In the international film market, horror has been seen as a niche genre, generating cult followers with few titles enjoying global success. And yet, in 2022, horror titles make up almost a fifth of the Top 100 most in-demand movies in the US alone, a testimony to the market’s now gargantuan size.
And with supernatural horror, Nanny (2022), being the first from the genre to win the Grand Jury Prize at Sundance, it’s no longer a secret that critics at the pantheons of the film industry have also been warming up to the genre, something that was instilled when Get Out (2017) won the Academy Awards for Best Original Screenplay in 2018.
Hence, like any other budding industry with big names and big players, the horror film industry also has its own crop of exciting new names that have received worldwide releases. Budding directors with a prowess in all things weird, uncanny, and most important of all, spooky, whose next features are certainly worth waiting for.
Huesera (2023) dir. Michelle Garza Cervera
Winning the Nora Ephron Award at the Tribeca Film Festival, Michelle Garza Cervera’s directorial debut hits hard. Without giving too much away, the film follows Valeria (Natalia Solián) in her pregnancy blues, when out of nowhere she is haunted by the Huesera, or bone woman, an evil spirit out to get in between her and her unborn child. The piece is beautiful and allegorical, with tastefully crafted scares that’ll leave you looking over your shoulder the next time you feel someone’s watching you at home. Do give it a watch if you’re a fan of horror films that are also critical masterpieces.
Tin and Tina (2023) dir. Rubin Stein
Though not his first rodeo, Tin and Tina is Rubin Stein’s first Netflix global release feature. It stood tall at #2 on the Worldwide Netflix list, accumulating more than 40 million views in its first weeks in June. Shot in Sevilla, Spain, the film follows two uncanny twins, raised in a strict Catholic orphanage where they then learn to interpret the Bible in a literal sense, paving the way for some downright terrifying occurrences presented with the charming-childlike glee of Amélie (2001). Giving you anxiety while you ponder its critique of religion.

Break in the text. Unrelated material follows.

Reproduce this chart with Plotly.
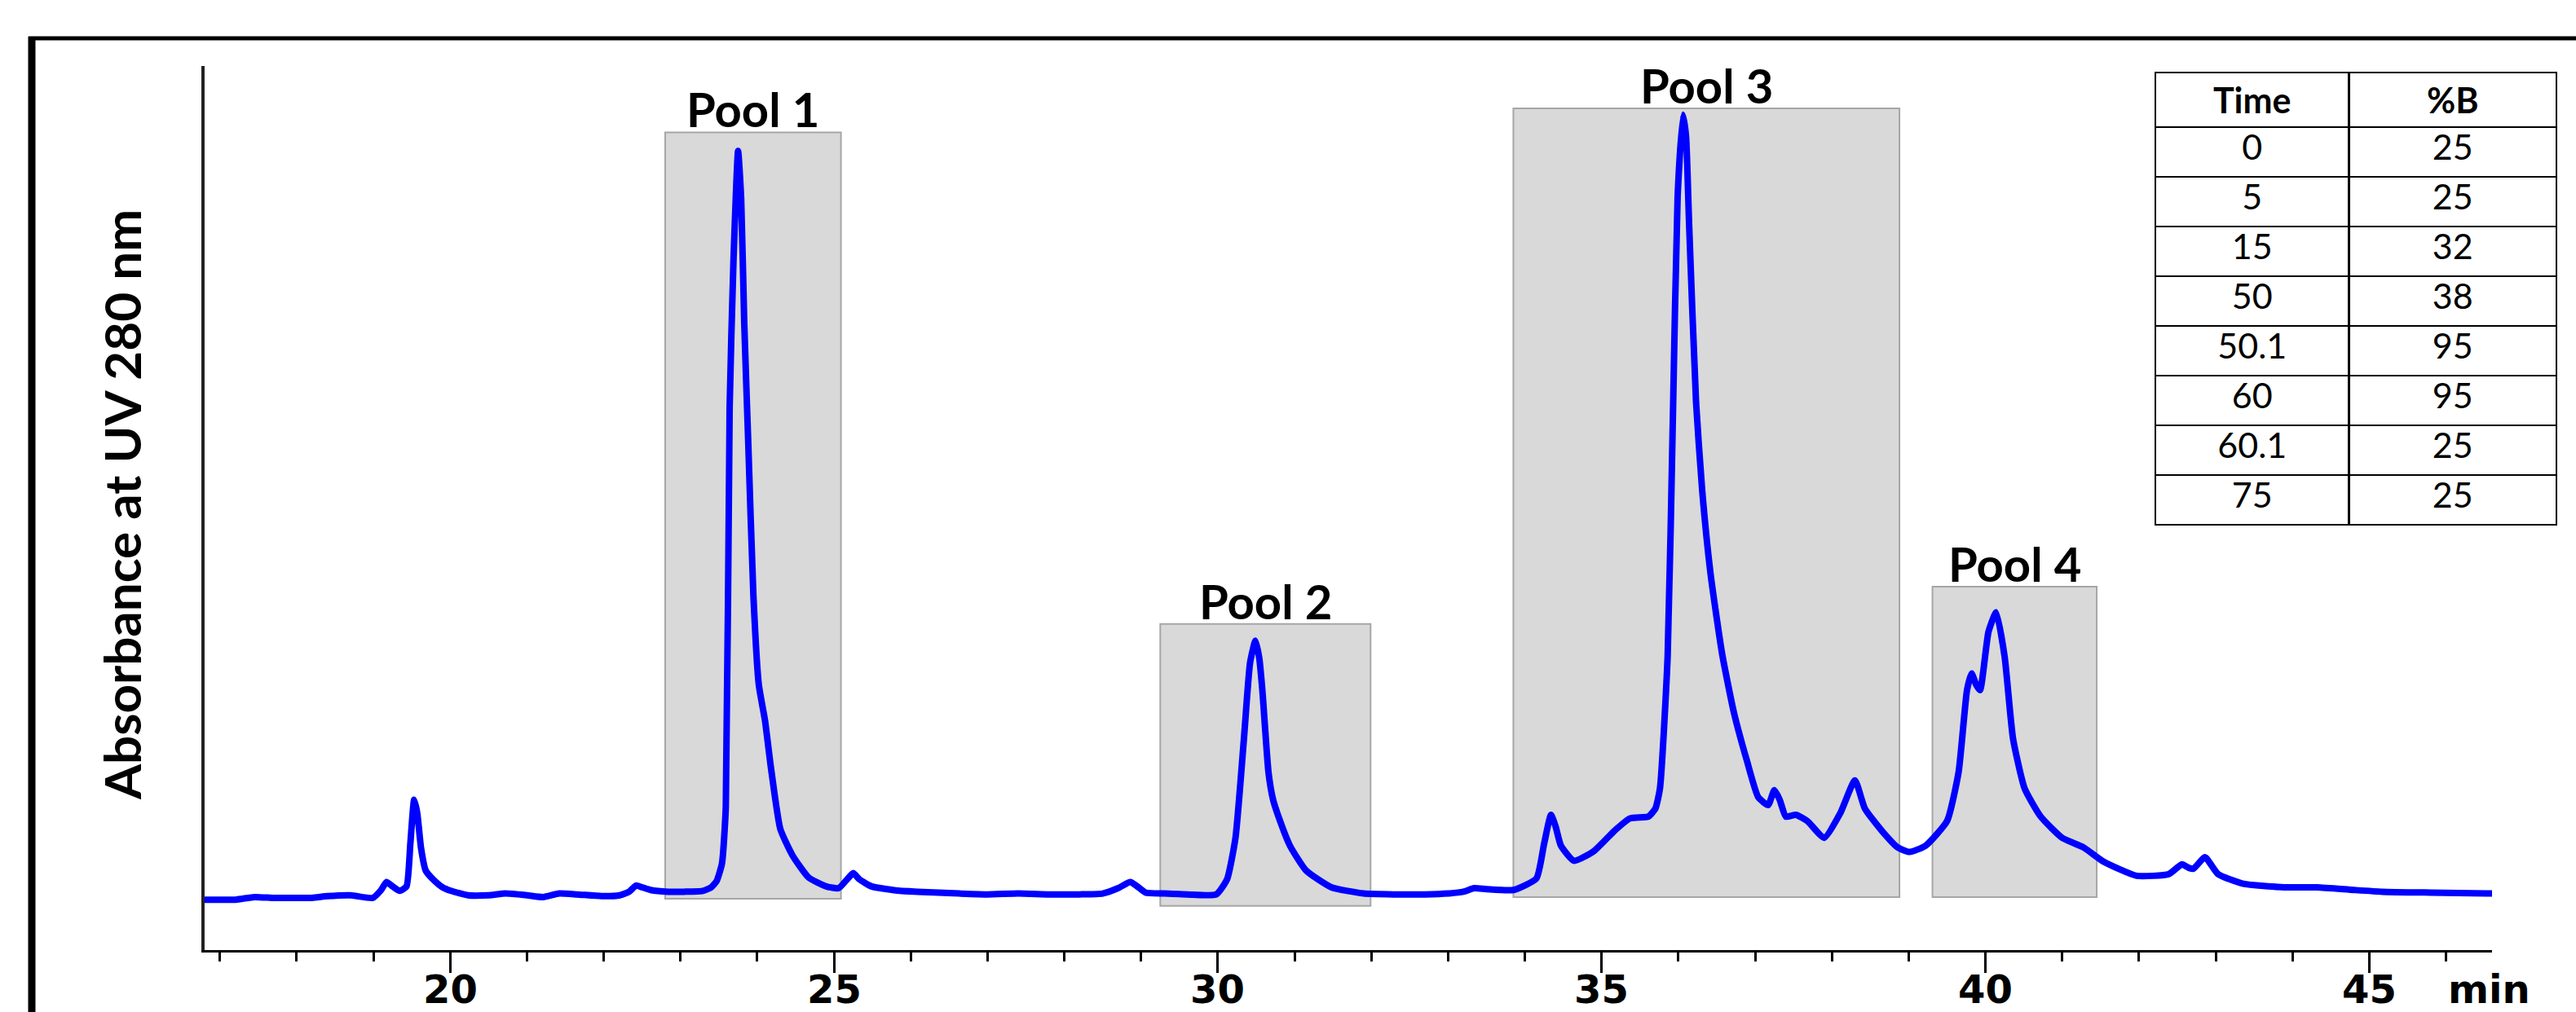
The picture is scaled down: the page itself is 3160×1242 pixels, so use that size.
import plotly.graph_objects as go

# ---------------- data ----------------
time_min = [16.8, 17.2, 17.45, 17.7, 17.95, 18.2, 18.4, 18.7, 18.99, 19.1, 19.17, 19.25, 19.34, 19.43,
            19.48, 19.53, 19.57, 19.62, 19.68, 19.8, 19.9, 20.01, 20.23, 20.5, 20.72, 21.0, 21.21, 21.42,
            21.65, 21.97, 22.21, 22.33, 22.42, 22.5, 22.61, 22.84, 23.05, 23.29, 23.4, 23.47, 23.54, 23.59,
            23.64, 23.69, 23.75, 23.79, 23.83, 23.88, 23.95, 24.02, 24.1, 24.18, 24.3, 24.46, 24.67, 24.9,
            25.06, 25.17, 25.25, 25.33, 25.49, 25.86, 26.09, 26.63, 27.0, 27.4, 27.8, 28.2, 28.5, 28.7,
            28.86, 28.95, 29.06, 29.3, 29.6, 29.98, 30.12, 30.23, 30.34, 30.42, 30.49, 30.54, 30.58, 30.66,
            30.72, 30.79, 30.94, 31.15, 31.48, 31.9, 32.3, 32.7, 33.0, 33.2, 33.34, 33.5, 33.85, 34.15,
            34.25, 34.34, 34.4, 34.47, 34.64, 34.9, 35.18, 35.37, 35.61, 35.7, 35.76, 35.86, 35.93, 35.99,
            36.06, 36.1, 36.14, 36.23, 36.31, 36.42, 36.57, 36.72, 36.89, 37.04, 37.17, 37.25, 37.32, 37.4,
            37.53, 37.68, 37.9, 38.11, 38.3, 38.43, 38.65, 38.86, 39.01, 39.22, 39.5, 39.65, 39.76, 39.82,
            39.88, 39.93, 40.04, 40.14, 40.25, 40.36, 40.51, 40.72, 41.0, 41.28, 41.54, 41.97, 42.39, 42.56,
            42.65, 42.71, 42.86, 43.03, 43.36, 43.89, 44.32, 44.8, 45.17, 45.8, 46.61]
absorbance = [-3, -3, 0, -1, -1, -1, 1, 2, -1, 8, 17, 12, 7, 12,
              60, 110, 95, 55, 30, 18, 11, 7, 2, 2, 4, 2, 0, 4,
              3, 1, 2, 6, 13, 11, 8, 6, 6, 7, 11, 18, 38, 102,
              554, 720, 844, 790, 650, 520, 340, 240, 200, 145, 77, 47, 22, 12,
              10, 20, 27, 20, 12, 7, 6, 4, 3, 4, 3, 3, 4, 10,
              17, 12, 5, 4, 3, 3, 20, 67, 179, 265, 290, 270, 234, 141,
              110, 91, 58, 30, 11, 4, 3, 3, 4, 6, 10, 9, 8, 21,
              60, 93, 80, 58, 41, 52, 76, 89, 91, 100, 123, 272, 550, 792,
              885, 860, 760, 560, 460, 365, 275, 210, 155, 113, 104, 121, 110, 91,
              93, 86, 67, 95, 132, 100, 75, 56, 51, 58, 86, 141, 234, 253,
              240, 234, 300, 322, 272, 179, 123, 91, 67, 56, 40, 24, 26, 37,
              33, 32, 45, 26, 15, 11, 11, 8, 6, 5, 4]

pool_names = ["Pool 1", "Pool 2", "Pool 3", "Pool 4"]
pool_start = [22.80, 29.25, 33.85, 39.31]
pool_end = [25.09, 31.99, 38.88, 41.45]
pool_top = [865, 309, 892, 351]
pool_bottom = [-2, -10, 0, 0]

tick_values = [20, 25, 30, 35, 40, 45]
tick_labels = ["20", "25", "30", "35", "40", "45"]
axis_unit = "min"

gradient_time = ["0", "5", "15", "50", "50.1", "60", "60.1", "75"]
gradient_pct_b = ["25", "25", "32", "38", "95", "95", "25", "25"]
table_headers = ["<b>Time</b>", "<b>%B</b>"]

y_title = "Absorbance at UV 280 nm"

# ---------------- figure ----------------
W, H = 3160, 1242
L, T, B = 251, 81, 76
plot_w = W - L
plot_h = H - T - B

def px_x(px):
    return (px - L) / plot_w

def px_y(py):
    return (H - B - py) / plot_h

fig = go.Figure()

fig.add_trace(go.Scatter(
    x=time_min, y=absorbance, mode="lines",
    line=dict(color="#0000ff", width=8, shape="spline", smoothing=0.5),
    hoverinfo="skip", showlegend=False,
))

fig.add_trace(go.Table(
    domain=dict(x=[px_x(2644), px_x(3137)], y=[px_y(690), px_y(89)]),
    columnwidth=[238, 255],
    header=dict(values=table_headers, height=61, align="center",
                fill_color="white", line=dict(color="black", width=2.5),
                font=dict(family="Lato", size=43, color="black")),
    cells=dict(values=[gradient_time, gradient_pct_b], height=61, align="center",
               fill_color="white", line=dict(color="black", width=2.5),
               font=dict(family="Lato", size=43, color="black")),
))

shapes = []
for s, e, top, bot in zip(pool_start, pool_end, pool_top, pool_bottom):
    shapes.append(dict(type="rect", xref="x", yref="y", x0=s, x1=e, y0=bot, y1=top,
                       fillcolor="#d9d9d9", line=dict(color="#a6a6a6", width=2), layer="below"))
# outer frame
shapes.append(dict(type="line", xref="paper", yref="paper", x0=px_x(35), x1=px_x(3160),
                   y0=px_y(47), y1=px_y(47), line=dict(color="black", width=5)))
shapes.append(dict(type="line", xref="paper", yref="paper", x0=px_x(39), x1=px_x(39),
                   y0=px_y(45), y1=px_y(1242), line=dict(color="black", width=9)))

annotations = []
for name, s, e, top in zip(pool_names, pool_start, pool_end, pool_top):
    annotations.append(dict(x=(s + e) / 2, y=top, xref="x", yref="y", text=f"<b>{name}</b>",
                            showarrow=False, xanchor="center", yanchor="bottom", yshift=-8,
                            font=dict(family="Lato", size=58, color="black")))
# x tick labels (placed at the tick values via the x axis)
for v, lab in zip(tick_values, tick_labels):
    annotations.append(dict(x=v, y=0, xref="x", yref="paper", text=f"<b>{lab}</b>",
                            showarrow=False, xanchor="center", yanchor="top", yshift=-18,
                            font=dict(family="DejaVu Sans", size=48, color="black")))
annotations.append(dict(x=tick_values[-1], y=0, xref="x", yref="paper", text=f"<b>{axis_unit}</b>",
                        showarrow=False, xanchor="left", yanchor="top", xshift=95, yshift=-18,
                        font=dict(family="DejaVu Sans", size=48, color="black")))
annotations.append(dict(x=px_x(149), y=px_y(620), xref="paper", yref="paper", text=f"<b>{y_title}</b>",
                        showarrow=False, textangle=-90, xanchor="center", yanchor="middle",
                        font=dict(family="Lato", size=62, color="black")))

fig.update_layout(
    width=W, height=H,
    margin=dict(l=L, r=0, t=T, b=B, pad=0),
    paper_bgcolor="white", plot_bgcolor="white",
    showlegend=False,
    shapes=shapes, annotations=annotations,
    xaxis=dict(domain=[0, px_x(3057)], range=[16.8, 46.6], showgrid=False, zeroline=False,
               showline=True, linecolor="black", linewidth=3,
               tickmode="array", tickvals=tick_values, showticklabels=False,
               ticks="outside", ticklen=25, tickwidth=3, tickcolor="black",
               minor=dict(tickmode="linear", tick0=0, dtick=1, ticks="outside", ticklen=11,
                          tickwidth=3, tickcolor="black", showgrid=False)),
    yaxis=dict(range=[-60, 940], showgrid=False, zeroline=False, showline=True,
               linecolor="#222222", linewidth=4, showticklabels=False, ticks=""),
)

fig.write_html("out.html", config={"displayModeBar": False},
               post_script="document.body.style.margin='0px';")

Deadstream (2022) dir. Joseph and Vanessa Winter
Winner of the People’s Choice Award in Sitges 2022, the directorial debut of the husband and wife duo, Joseph and Vanessa Winter is a delightful fast-paced horror comedy flick. Laced with social commentary on the internet celebrity crowd, the film keeps you on the edge of your seat, confused about whether you should laugh at, feel dread, or pity for its lone main character. Plus features very gush-worthy SFX creatures! A fun to watch with friends and family.
Winner of the 2021 Best Horror Film & Best Director Award at Fantastic Fest, Rob Jabbaz’s directorial debut brings his own fresh twist on zombie pandemic horror. Unlike its predecessors, Jabbaz’s zombies are somewhat lucid, his virus brings out the worst of what’s already in them. These qualities they had as human beings, but on steroids, create a mob of lustful, sinful, prideful beings that are out to enact every single impulse they have. It is a thrilling viewing experience for those who are in horror for the blood and guts of it all.
Piggy (2023) dir. Carlota Pereda
Winner of the Best New Director at the 2022 Goya Awards and nominated for the Best First Feature at the Chainsaw Awards, Piggy, otherwise known as Cerdita (2023) is director and screenwriter Carlota Pereda’s glorious debut. She spoke about the feature as a thesis of her own teenage hood and how coming of age is a twisted, scary, experience and it achieves that beautifully. It’s a bit of a slow burn at times, but worth it if you’re a fan of either slasher horror or coming-of-age films.
Umma (2022) dir. Iris Shim
Starring Sandra Oh, I have to admit that Umma (2022) is an odd one out of this list. It did not headline at festivals, but it did gross 2.3 million USD at the box office. And, for a movie centred around the experience of a first-generation Korean immigrant in the USA, made by an American-born Korean, Umma (2023) does an amazing job of delivering just how terrifying the experience can be. The film has been criticized for its lack of scares, but I believe there’s just enough of it there to contextualize its social critique content. Making Iris Shim an exciting filmmaker to look out for in the global horror film industry.